If your alarm is set to go off at 7AM London time on Dec 1st, and the UK government decides to shift the UK to UTC+5 for some reason, the alarm still needs to go off at 7AM London time, but it's changed from 0700UTC to 0200UTC.

There is no need to inform the user of a change if you have stored the date correctly -- as 7AM London time.

If you had stored the alarm at 0700UTC, you are wrong. You may be lucky and the government doesn't change the time, but just because you are lucky it doesn't mean you are right.

If your user wants to store a date in UTC, that's fine, that's their choice. If they want to store it as London time, that's also fine.


You aren't reading what I wrote.

None of this matters if it only affects a single person/organization. It doesn't matter what time zone you are in, it will "just work," the only thing that is different is the amount of effort required by the dev. Even then, there's probably going to be a delay while tzdata is updated downstream and on the servers/phones/etc.

It only matters when you have people in multiple timezones. A better analogy would be if you set an alarm to go off 7AM London time, for me, and I am in Amsterdam time.

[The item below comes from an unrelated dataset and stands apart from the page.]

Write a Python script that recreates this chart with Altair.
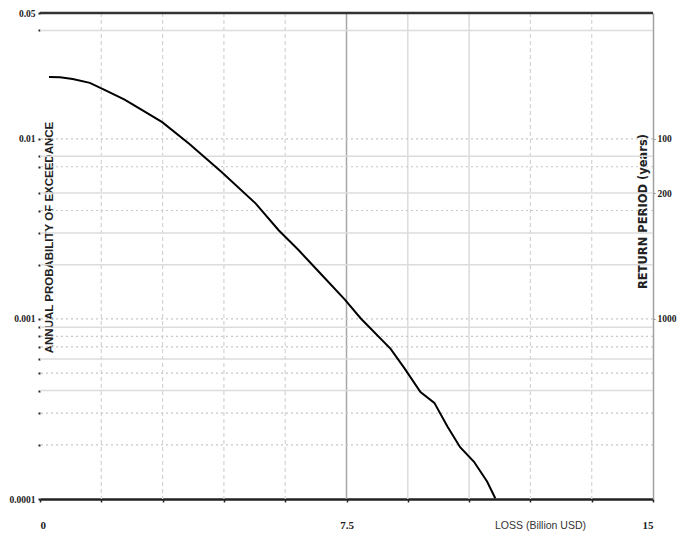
import altair as alt
import pandas as pd

# curve
loss = [0.22, 0.49, 0.80, 1.22, 1.63, 2.07, 2.43, 2.99, 3.65, 4.45, 5.28, 5.84, 6.32,
        6.88, 7.46, 7.85, 8.58, 8.92, 9.31, 9.65, 9.97, 10.28, 10.62, 10.94, 11.14]
prob = [0.02203, 0.0220, 0.02148, 0.02046, 0.01849, 0.01652, 0.01476, 0.01238, 0.00939,
        0.00653, 0.00437, 0.00311, 0.00242, 0.00177, 0.00128, 0.001006, 0.000682,
        0.000531, 0.000393, 0.000342, 0.000253, 0.000194, 0.000161, 0.000125, 0.000101]

y_major = [0.05, 0.01, 0.001, 0.0001]
grid_solid = [0.04, 0.008, 0.005, 0.003, 0.002, 0.0009, 0.0006, 0.0004]
grid_dotted = [0.01, 0.007, 0.004, 0.001, 0.0008, 0.0007, 0.0005, 0.0003, 0.0002]
x_grid_dashed = [1.5, 3, 4.5, 6, 12, 13.5]
x_grid_light = [9, 10.5]
x_grid_main = [7.5]
x_ticks = [0, 1.5, 3, 4.5, 6, 7.5, 9, 10.5, 12, 13.5, 15]
x_labels = [0, 7.5, 15]
return_periods = [100, 200, 1000]
top_line = [0.05]

curve = pd.DataFrame({"loss": loss, "prob": prob})
ydom = [0.0001, 0.05]
xdom = [0, 15]


def yscale():
    return alt.Scale(type="log", domain=ydom, nice=False)


xscale = alt.Scale(domain=xdom, nice=False, zero=False)

xaxis = alt.Axis(values=x_ticks, grid=False,
                 labelExpr="indexof(" + str(x_labels) + ", datum.value) >= 0 ? format(datum.value, '~g') : ''",
                 domainColor="#222222", domainWidth=2.5,
                 tickColor="#222222", tickSize=3, tickWidth=1.5,
                 labelPadding=17, labelFont="Liberation Serif",
                 labelFontSize=11, labelFontWeight="bold", labelColor="#222222",
                 title="LOSS (Billion USD)", titleFont="Liberation Sans",
                 titleFontSize=10.5, titleFontWeight="normal", titleColor="#333333",
                 titleX=500, titleY=26, titleBaseline="middle", titleAnchor="middle")


def hrules(vals, color, dash=None, width=1):
    df = pd.DataFrame({"v": vals})
    kw = dict(color=color, strokeWidth=width)
    if dash:
        kw["strokeDash"] = dash
    return alt.Chart(df).mark_rule(**kw).encode(
        y=alt.Y("v:Q", scale=yscale(), axis=None))


def vrules(vals, color, dash=None, width=1):
    df = pd.DataFrame({"v": vals})
    kw = dict(color=color, strokeWidth=width)
    if dash:
        kw["strokeDash"] = dash
    return alt.Chart(df).mark_rule(**kw).encode(
        x=alt.X("v:Q", scale=xscale, axis=xaxis))


v1 = vrules(x_grid_dashed, "#d4d4d4", dash=[4, 3], width=1.2)
v2 = vrules(x_grid_light, "#dcdcdc", width=1.5)
v3 = vrules(x_grid_main, "#a8a8a8", width=1.5)
g1 = hrules(grid_solid, "#dcdcdc", width=1.5)
g2 = hrules(grid_dotted, "#c8c8c8", dash=[2, 3], width=1.2)
top = hrules(top_line, "#333333", width=2.5)

left_vals = sorted(set(y_major + grid_solid + grid_dotted), reverse=True)

line = alt.Chart(curve).mark_line(color="black", strokeWidth=2).encode(
    x=alt.X("loss:Q", scale=xscale, axis=xaxis),
    y=alt.Y("prob:Q", scale=yscale(),
            axis=alt.Axis(orient="left", values=left_vals, grid=False, domain=False,
                          labelExpr="indexof(['0.05','0.01','0.001','0.0001'], format(datum.value, '~g')) >= 0 ? format(datum.value, '~g') : ''",
                          tickColor="#222222", tickSize=2, tickWidth=2,
                          labelPadding=3, labelFont="Liberation Serif", labelFontSize=9.5,
                          labelFontWeight="bold", labelColor="#222222",
                          title="ANNUAL PROBABILITY OF EXCEEDANCE", titleFont="Liberation Sans",
                          titleFontSize=11.5, titleFontWeight="bold", titleColor="#222222",
                          titleAngle=270, titleX=14, titleY=224, titleBaseline="bottom",
                          titleAnchor="middle")),
)

rp_df = pd.DataFrame({"rp": return_periods})
right = alt.Chart(rp_df).transform_calculate(p="1 / datum.rp").mark_rule(opacity=0).encode(
    y=alt.Y("p:Q", scale=yscale(),
            axis=alt.Axis(orient="right", values=[1.0 / r for r in return_periods], grid=False,
                          labelExpr="format(round(1 / datum.value), 'd')",
                          domainColor="#a0a0a0", domainWidth=1.5,
                          tickColor="#888888", tickSize=2, labelPadding=2,
                          labelFont="Liberation Serif", labelFontSize=9.5,
                          labelFontWeight="bold", labelColor="#222222",
                          title="RETURN PERIOD (years)", titleFont="DejaVu Sans",
                          titleFontSize=11.5, titleFontWeight="bold", titleColor="#222222",
                          titleAngle=270, titleX=-5, titleY=198, titleBaseline="bottom",
                          titleAnchor="middle")),
)

chart = alt.layer(v1, v2, v3, g1, g2, top, line, right).resolve_scale(
    y="independent"
).properties(
    width=613, height=486,
    autosize=alt.AutoSizeParams(type="none"),
    padding={"left": 32, "top": 5, "right": 24, "bottom": 34},
    background="white",
).configure_view(stroke=None)

chart.save("out.html", embed_options={"renderer": "svg", "actions": False})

When the UK decides to switch to UTC+5, that 8 AM alarm (CEST) won't go off ... instead it will go off at 13:00 CEST. That is why you need to notify users that have an appointment in a different, affected, timezone.


> Even more fun is that EU DST is a different date than US DST.

And Australian DST is on different dates (it's summere here now), and not every state always changes on the same date.


I have meetings in us-eastern, Irish time, and Indonesian/se Asia time, scheduled on the same calendar, and somewhat intertwined.

2 do DST. And they change on different weeks. One is a half hour time zone and doesn’t do DST.

UTC plus time zones isn’t enough for recurring meetings.


If your meeting is 10AM Eastern, that's all you need.

If your meeting is 10AM Dublin, that's all you need

None of those timezones are half hour times. If you had a time at 10AM Delhi that would be fine too. Or 10AM Nepal.